Die Beklagte sprach sich gegen die Delegierung aus. Die Parteienvernehmung der Klägerin sowie des Vorarlberger Zeugen könnten an einem Tag durchgeführt werden. Die Klägerin hätte darüber hinaus die Klage schon beim Landesgericht Feldkirch als Tatortgericht einbringen können.

Das zunächst angerufene Landesgericht für Zivilrechtssachen Wien sprach sich im Hinblick auf den Wohnort der zu vernehmenden Personen für die Delegierung als zweckmäßig aus. Im Hinblick auf das umfangreiche Vorbringen der Streitteile und die zahlreich vorgelegten Urkunden seien umfangreiche Vernehmungen zu erwarten. Die Organisation der Beweisaufnahme werde durch die große Entfernung wesentlich erschwert. Die Übertragung der Zuständigkeit würde den Organisationsaufwand wesentlich erleichtern und damit auch zu einer voraussichtlichen Verkürzung des Prozesses sowie Verbilligung des Verfahrens führen (Reduktion der Zeugengebühren).
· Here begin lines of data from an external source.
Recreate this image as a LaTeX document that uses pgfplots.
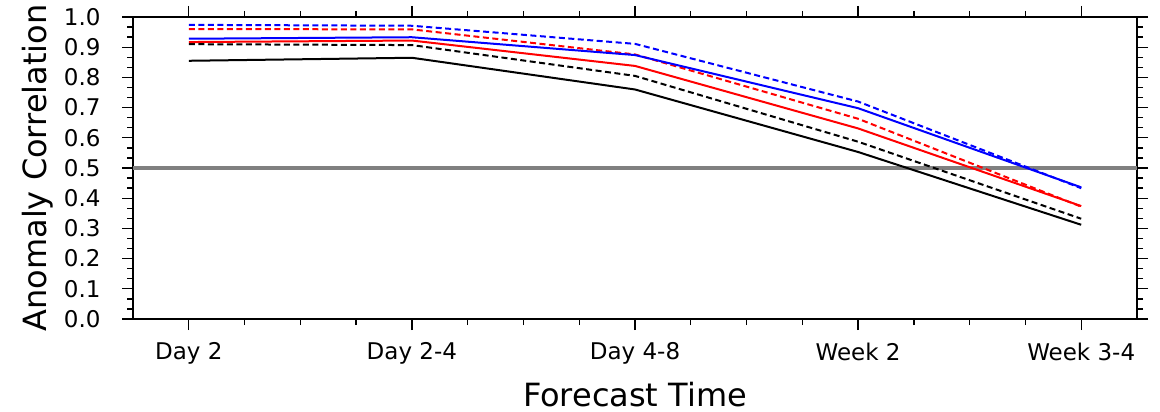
\documentclass[border=0pt]{standalone}
\usepackage{fontspec}
\setmainfont{DejaVu Sans}
\usepackage{pgfplots}
\pgfplotsset{compat=1.18}
\usetikzlibrary{calc}

\begin{document}
\begin{tikzpicture}
\begin{axis}[
    scale only axis,
    width=1004pt, height=302pt,
    xmin=-0.25, xmax=4.25,
    ymin=0, ymax=1,
    xtick={0,1,2,3,4},
    xticklabels={Day 2, Day 2-4, Day 4-8, Week 2, Week 3-4},
    minor x tick num=3,
    ytick={0,0.1,...,1.0},
    minor y tick num=2,
    /pgf/number format/assume math mode=true,
    tick align=outside,
    tick pos=both,
    xticklabel pos=bottom,
    yticklabel pos=left,
    major tick length=11pt,
    minor tick length=6pt,
    every tick/.style={black, line width=1.3pt},
    axis line style={line width=1.5pt},
    tick label style={font=\fontsize{23}{27}\selectfont},
    xticklabel style={yshift=-9pt},
    yticklabel style={xshift=-18pt, /pgf/number format/.cd, fixed, fixed zerofill, precision=1},
    xlabel={Forecast Time},
    ylabel={Anomaly Correlation},
    every axis x label/.style={at={(axis description cs:0.5,-0.25)}, anchor=center,
        font=\fontsize{32}{37}\selectfont},
    every axis y label/.style={at={(axis description cs:-0.0946,0.5)}, rotate=90, anchor=center,
        font=\fontsize{32}{37}\selectfont},
]
% reference line at 0.5
\addplot[gray, line width=4pt] coordinates {(-0.25,0.5) (4.25,0.5)};

\addplot[black, line width=2pt] coordinates {
    (0,0.855) (1,0.865) (2,0.760) (3,0.553) (4,0.312)};
\addplot[black, line width=2pt, dash pattern=on 6pt off 3.5pt] coordinates {
    (0,0.910) (1,0.907) (2,0.805) (3,0.587) (4,0.332)};
\addplot[red, line width=2pt] coordinates {
    (0,0.917) (1,0.922) (2,0.838) (3,0.631) (4,0.374)};
\addplot[red, line width=2pt, dash pattern=on 6pt off 3.5pt] coordinates {
    (0,0.960) (1,0.959) (2,0.876) (3,0.663) (4,0.372)};
\addplot[blue, line width=2pt] coordinates {
    (0,0.928) (1,0.933) (2,0.874) (3,0.698) (4,0.436)};
\addplot[blue, line width=2pt, dash pattern=on 6pt off 3.5pt] coordinates {
    (0,0.974) (1,0.971) (2,0.911) (3,0.720) (4,0.433)};
\end{axis}
\pgfresetboundingbox
\path ($(current axis.south west)+(-133pt,-92pt)$) rectangle ($(current axis.north east)+(23pt,17pt)$);
\end{tikzpicture}
\end{document}
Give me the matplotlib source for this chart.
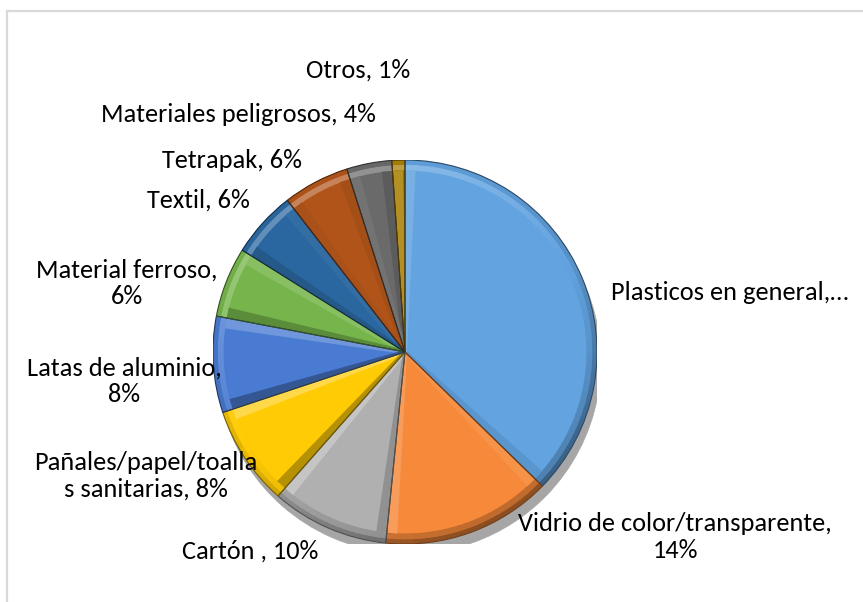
import numpy as np
import matplotlib
matplotlib.use("Agg")
import matplotlib.pyplot as plt
from matplotlib.patches import Wedge, Polygon
from matplotlib import font_manager
from matplotlib.colors import to_rgb
from matplotlib.lines import Line2D

# ---------------- data ----------------
categories = ["Plasticos en general", "Vidrio de color/transparente", "Cartón ",
              "Pañales/papel/toallas sanitarias", "Latas de aluminio", "Material ferroso",
              "Textil", "Tetrapak", "Materiales peligrosos", "Otros"]
values = [37.3, 14.3, 9.9, 8.4, 8.1, 5.9, 5.6, 5.6, 3.8, 1.1]
label_texts = ["Plasticos en general,…", "Vidrio de color/transparente,\n14%", "Cartón , 10%",
               "Pañales/papel/toalla\ns sanitarias, 8%", "Latas de aluminio,\n8%",
               "Material ferroso,\n6%", "Textil, 6%", "Tetrapak, 6%",
               "Materiales peligrosos, 4%", "Otros, 1%"]
colors = ["#62A3E0", "#F6893A", "#B0B0B0", "#FFCB05", "#4A7BD2", "#76B54B",
          "#2A67A0", "#B0541A", "#6A6A6A", "#A87F05"]

# label centres in figure pixels (layout)
label_pos = [(730, 292), (675, 537), (250, 551), (146, 476), (124, 381),
             (127, 283), (198, 200), (232, 160), (238, 115), (358, 70)]

names = {f.name for f in font_manager.fontManager.ttflist}
fam = [f for f in ["Carlito", "Lato", "DejaVu Sans"] if f in names]
plt.rcParams["font.family"] = fam

W, H = 863, 602
fig = plt.figure(figsize=(W / 100, H / 100), dpi=100)
fig.patch.set_facecolor("white")

# border lines (chart area)
fig.add_artist(Line2D([7 / W, 1], [1 - 10.5 / H, 1 - 10.5 / H], color="#d9d9d9", lw=1.6))
fig.add_artist(Line2D([7 / W, 7 / W], [0, 1 - 10.5 / H], color="#d9d9d9", lw=1.6))

cx, cy, R = 405, 352, 192
ax = fig.add_axes([(cx - R) / W, 1 - (cy + R) / H, 2 * R / W, 2 * R / H])
ax.set_xlim(-1, 1)
ax.set_ylim(-1, 1)
ax.set_aspect("equal")
ax.axis("off")


def mix(c, t):
    c = np.array(to_rgb(c))
    if t >= 0:
        return tuple(c + (1 - c) * t)
    return tuple(c * (1 + t))


light = np.deg2rad(120)
fracs = np.array(values) / sum(values)
ends = 90 - 360 * np.cumsum(fracs)
starts = np.concatenate([[90], ends[:-1]])

# shadow
for s, e in zip(starts, ends):
    ax.add_patch(Wedge((0.02, -0.05), 1.0, e, s, facecolor="#a6a6a6", edgecolor="#a6a6a6",
                       lw=0.5, zorder=1))

bw = 0.055
for s, e, col in zip(starts, ends, colors):
    th1, th2 = e, s
    base = Wedge((0, 0), 1.0, th1, th2, facecolor=col, edgecolor="none", zorder=2)
    ax.add_patch(base)
    # rim bevel (two sub-bands: outer edge and inner highlight)
    n = max(int((th2 - th1) / 2), 2)
    angs = np.linspace(th1, th2, n + 1)
    for a1, a2 in zip(angs[:-1], angs[1:]):
        phi = np.deg2rad((a1 + a2) / 2)
        sh = np.cos(phi - light)
        t_in = 0.28 * sh if sh > 0 else 0.22 * sh
        t_out = 0.10 * sh - 0.12 if sh > 0 else 0.35 * sh - 0.08
        p = Wedge((0, 0), 1.0 - bw * 0.45, a1, a2 + 0.3, width=bw * 0.55,
                  facecolor=mix(col, t_in), edgecolor="none", zorder=3)
        ax.add_patch(p)
        p.set_clip_path(base)
        p2 = Wedge((0, 0), 1.0, a1, a2 + 0.3, width=bw * 0.45,
                   facecolor=mix(col, t_out), edgecolor="none", zorder=3)
        ax.add_patch(p2)
        p2.set_clip_path(base)
    # radial edge bevels
    for th, sign in ((th1, 1), (th2, -1)):
        t_r = np.deg2rad(th)
        u = np.array([np.cos(t_r), np.sin(t_r)])
        nin = np.array([np.cos(t_r + sign * np.pi / 2), np.sin(t_r + sign * np.pi / 2)])
        nout = -nin
        sh = np.cos(np.arctan2(nout[1], nout[0]) - light)
        t = 0.28 * sh if sh > 0 else 0.3 * sh
        pts = [(0, 0), tuple(u * (1 - bw)), tuple(u * (1 - bw) + bw * nin), tuple(bw * nin * 0.2)]
        pg = Polygon(pts, closed=True, facecolor=mix(col, t), edgecolor="none", zorder=3)
        ax.add_patch(pg)
        pg.set_clip_path(base)
    ax.add_patch(Wedge((0, 0), 1.0, th1, th2, facecolor="none", edgecolor=mix(col, -0.55),
                       lw=0.8, zorder=4))

for txt, (px, py) in zip(label_texts, label_pos):
    fig.text(px / W, 1 - py / H, txt, ha="center", va="center", fontsize=19,
             color="#000000", linespacing=1.2)

fig.savefig("out.png", dpi=100, facecolor="white")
Eine Vernehmung der Bankangestellten mittels Videokonferenz sei nicht zweckmäßig, weil nach der Erfahrung des erkennenden Gerichts Urkundenvorhalte über die Videoanlage schlecht oder gar nicht funktionierten.

Rechtliche Beurteilung

Gemäß § 31 Abs 1 JN kann aus Gründen der Zweckmäßigkeit auf Antrag einer Partei anstelle des zuständigen Gerichts ein anderes Gericht gleicher Gattung zur Verhandlung und Entscheidung bestimmt werden. Eine Delegierung ist zweckmäßig, wenn die Zuständigkeitsübertragung an das andere Gericht zu einer wesentlichen Verkürzung des Prozesses, zu einer Erleichterung des Gerichtszugangs und der Amtstätigkeit oder zu einer wesentlichen Verbilligung des Rechtsstreits beitragen kann. Zweckmäßigkeitsgründe in diesem Sinn sind der Wohnort der Parteien und der zu vernehmenden Zeugen oder die Lage eines Augenscheinsgegenstands (RIS-Justiz RS0046540). Im Hinblick auf den Wohnort der zu vernehmenden Zeugen und Parteien im Sprengel des Landesgerichts Feldkirch oder in dessen - zumindest im Vergleich zu Wien - relativer Nähe erscheint die beantragte Delegierung zweckmäßig. Dass die Klägerin unzweckmäßigerweise nicht gleich die Klage beim nun begehrten Gericht eingebracht hat, steht einer zweckmäßigen Delegierung nicht entgegen (RIS-Justiz RS0109590).